The Rustandy Center for Social Sector Innovation at The University of Chicago Booth School of Business and the Marshall Institute for Philanthropy and Social Entrepreneurship at the London School of Economics and Political Science will co-host the third annual conference on the Economics of Social Sector Organizations on November 2-3, 2018 in Chicago

The set of organizations that are neither traditional profit-maximizing firms nor traditional wholly publicly-owned and controlled government agencies has been growing. In addition to philanthropy-supported non-profit organizations, many non-profits are sustained by revenue from the services they provide and ancillary profit-generating activities. Some mission-driven organizations choose to be for-profits, either as a traditional corporate legal structure or as a legal organization designed specifically for mission-driven for-profit organizations such as a benefit corporation in many US states. Some traditional corporations choose to invest substantially in corporate social responsibility, perhaps as a means to maximize financial returns, perhaps not. Governments participate in public-private partnerships and outsource activities to for-profit and non-profit private organizations. Many of these organizations’ primary or only activity is providing government-funded services.

The institutions that finance these organizations are also evolving. The lines between traditional philanthropy and financial investment are blurring with the growth of impact investing funds – both concessionary funds that are willing to trade off financial returns for social impact and non-concessionary fund that are not. Some foundations and family offices are making program-related investments and managing their endowments with an eye on their social objectives. The institutions of philanthropy include venture philanthropy organizations that intermediate individual philanthropy and actively engage with the organizations they support. Financial institutions offer investor portfolios with negative screens that do not include companies engaged in specific harmful activities or positive screens that only include companies that meet specific beneficial criteria.
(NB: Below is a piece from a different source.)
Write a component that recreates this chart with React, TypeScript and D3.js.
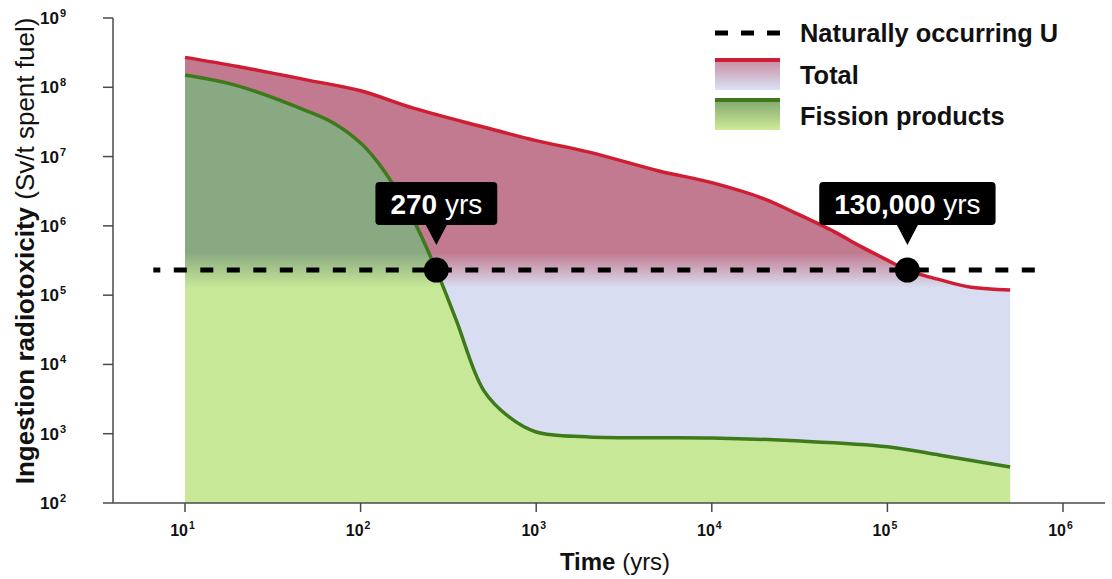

Social impact bonds and other financial instruments aim to create novel ways to fund social innovation.

We seek empirical and theoretical papers that further our understanding of these organizations the roles they play in society, their performance, and the reasons for their existence.

We welcome submissions that explore the internal workings of social sector organizations (including organizational structures, management practices, incentives and human resource management, social and economic performance measurement, financing, and governance), the industrial organization of the social sector (including competition, productivity, scaling, and innovation); financial institutions of the social sector (including impact investing, philanthropy, and foundations); legal, regulatory and tax policy for social sector organizations; the political economy of social sector institutions; corporate social responsibility; and how social preferences and decisions of consumers, investors, employees, managers, volunteers, and philanthropists affect social sector organizations, markets, and society.

Please submit papers or extended abstracts to by August 15, 2018.

Authors will be notified by September 14, 2018, and final drafts will be due for discussants on October 12, 2018.

The program committee is: Nava Ashraf (LSE), Marianne Bertrand (Booth), Robert Gertner (Booth), Maitreesh Ghatak (LSE), and Emir Kamenica (Booth).